# Gunnery Sgt. Robert L. Gilbert II - 2nd MSOB



## peefyloo (Mar 18, 2010)

http://www.defense.gov/releases/release.aspx?releaseid=13389

The Department of Defense announced today the death of a Marine who was supporting Operation Enduring Freedom.

Gunnery Sgt.

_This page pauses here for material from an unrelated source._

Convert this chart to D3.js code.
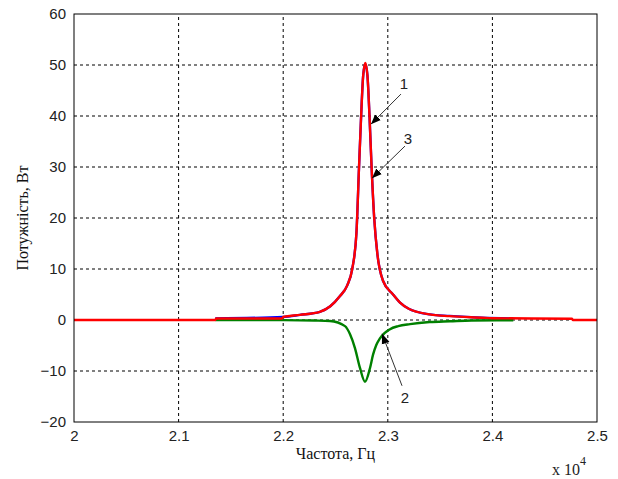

Robert L. Gilbert II, 28, of Richfield, Ohio, died March 16 of wounds sustained March 8 while supporting combat operations in Badghis province, Afghanistan.  He was assigned to 2nd Marine Special Operations Battalion, Marine Special Operations Regiment, U.S. Marine Corps Forces Special Operations Command, Camp Lejeune, N.C.


----------



## American-n-NZ (Mar 18, 2010)

Rest in Peace Marine!


----------



## metalmom (Mar 18, 2010)

Rest easy! 
Prayers to his loved ones!


----------



## Sierra Bravo (Mar 18, 2010)

Semper Fi Marine!

Godspeed


----------



## Muppet (Mar 19, 2010)

R.I.P. Marine.

F.M.


----------



## tova (Mar 19, 2010)

RIP, Godspeed, PBS....


----------



## 0699 (Mar 19, 2010)

RIP Marine.

Semper Fidelis.


----------



## Ranger_Smoothie (Mar 19, 2010)

Rest easy Gunney.


----------



## MsKitty (Mar 19, 2010)

RIP Marine


----------



## AWP (Mar 19, 2010)

Blue Skies.


----------



## Rapid (Mar 20, 2010)

RIP, Marine.


----------



## SoloKing (Mar 20, 2010)

Rest in Peace Brother


----------



## Gypsy (Mar 23, 2010)

Rest in Peace, Marine.


----------